Exercise instructions:
Wherever a line below holds the word "React", copy that line.

----

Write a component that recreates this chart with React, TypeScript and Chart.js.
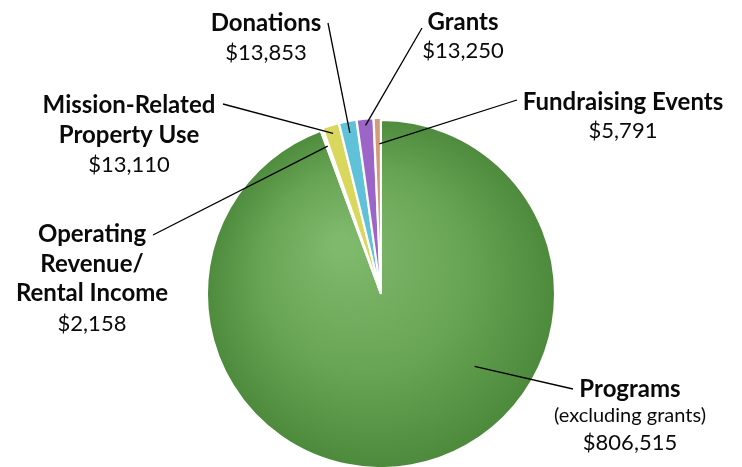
import React, { useEffect, useRef } from "react";
import { Chart, registerables } from "chart.js";
Chart.register(...registerables);

const categories = [
  "Programs",
  "Operating Revenue/Rental Income",
  "Mission-Related Property Use",
  "Donations",
  "Grants",
  "Fundraising Events",
];
const values = [806515, 2158, 13110, 13853, 13250, 5791];
const sliceColors = ["#5b9a48", "#f3f1cc", "#dad75e", "#5fc2d9", "#9c66c8", "#d49a7c"];
const titleLines = [
  ["Programs"],
  ["Operating", "Revenue/", "Rental Income"],
  ["Mission-Related", "Property Use"],
  ["Donations"],
  ["Grants"],
  ["Fundraising Events"],
];
const noteLines = [["(excluding grants)"], [], [], [], [], []];

// label layout (text placement and leader-line geometry)
const labelLayout = [
  { cx: 630, y: 397, step: 27, lineFrom: [573, 389], angleFrac: 0.376, radiusFrac: 0.68 },
  { cx: 92, y: 242, step: 29.5, lineFrom: [153, 235], angleFrac: 0.5, radiusFrac: 0.88 },
  { cx: 129, y: 113, step: 29.5, lineFrom: [223, 104], angleFrac: 0.5, radiusFrac: 0.94 },
  { cx: 266, y: 31, step: 29, lineFrom: [328, 23], angleFrac: 0.5, radiusFrac: 0.92 },
  { cx: 463, y: 30, step: 28, lineFrom: [422, 28], angleFrac: 0.5, radiusFrac: 0.95 },
  { cx: 623, y: 110, step: 28, lineFrom: [517, 100], angleFrac: 0.75, radiusFrac: 0.84 },
];

const fmt = (v: number) => "$" + v.toLocaleString("en-US");

const labelPlugin = {
  id: "calloutLabels",
  afterDraw(chart: any) {
    const ctx = chart.ctx as CanvasRenderingContext2D;
    const meta = chart.getDatasetMeta(0);
    ctx.save();
    ctx.strokeStyle = "#000";
    ctx.lineWidth = 1.3;
    meta.data.forEach((arc: any, i: number) => {
      const L = labelLayout[i];
      const { x, y, startAngle, endAngle, outerRadius } = arc.getProps(
        ["x", "y", "startAngle", "endAngle", "outerRadius"],
        true
      );
      const a = startAngle + (endAngle - startAngle) * L.angleFrac;
      const off = arc.options.offset || 0;
      const ax = x + Math.cos(a) * (outerRadius * L.radiusFrac + off);
      const ay = y + Math.sin(a) * (outerRadius * L.radiusFrac + off);
      ctx.beginPath();
      ctx.moveTo(L.lineFrom[0], L.lineFrom[1]);
      ctx.lineTo(ax, ay);
      ctx.stroke();
    });
    ctx.fillStyle = "#0a0a0a";
    ctx.textAlign = "center";
    ctx.textBaseline = "alphabetic";
    meta.data.forEach((_: any, i: number) => {
      const L = labelLayout[i];
      let yy = L.y;
      ctx.font = "bold 24px Lato";
      titleLines[i].forEach((t) => {
        ctx.fillText(t, L.cx, yy);
        yy += L.step;
      });
      yy -= L.step;
      noteLines[i].forEach((t) => {
        ctx.font = "20px Lato";
        yy += 25;
        ctx.fillText(t, L.cx, yy);
      });
      ctx.font = "22px Lato";
      yy += noteLines[i].length ? 28 : L.step;
      ctx.fillText(fmt(values[i]), L.cx, yy);
    });
    ctx.restore();
  },
};

export default function App() {
  const ref = useRef<HTMLCanvasElement>(null);
  useEffect(() => {
    if (!ref.current) return;
    const chart = new Chart(ref.current, {
      type: "pie",
      data: {
        labels: categories,
        datasets: [
          {
            data: values,
            backgroundColor: (c: any) => {
              const i = c.dataIndex;
              if (i !== 0) return sliceColors[i];
              const area = c.chart.chartArea;
              if (!area) return sliceColors[0];
              const cx = (area.left + area.right) / 2;
              const cy = (area.top + area.bottom) / 2;
              const g = c.chart.ctx.createRadialGradient(cx - 40, cy - 50, 10, cx, cy, 180);
              g.addColorStop(0, "#7fb96c");
              g.addColorStop(0.55, "#67a453");
              g.addColorStop(1, "#4b883a");
              return g;
            },
            borderColor: "#ffffff",
            borderWidth: 2,
            hoverBorderWidth: 2,
            offset: [0, 4, 4, 4, 4, 4],
            hoverOffset: 0,
          },
        ],
      },
      options: {
        responsive: false,
        animation: false,
        devicePixelRatio: 1,
        radius: 174,
        layout: { padding: { left: 20, right: 0, top: 121, bottom: 0 } },
        plugins: {
          legend: { display: false },
          tooltip: { enabled: false },
        },
        events: [],
      } as any,
      plugins: [labelPlugin],
    });
    return () => chart.destroy();
  }, []);
  return (
    <div style={{ position: "absolute", left: 0, top: 0, width: 742, height: 467, background: "#fff" }}>
      <canvas ref={ref} width={742} height={467} style={{ width: 742, height: 467 }} />
    </div>
  );
}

----

Solved problem:
Write a component that recreates this chart with React, TypeScript and Chart.js.
import React, { useEffect, useRef } from "react";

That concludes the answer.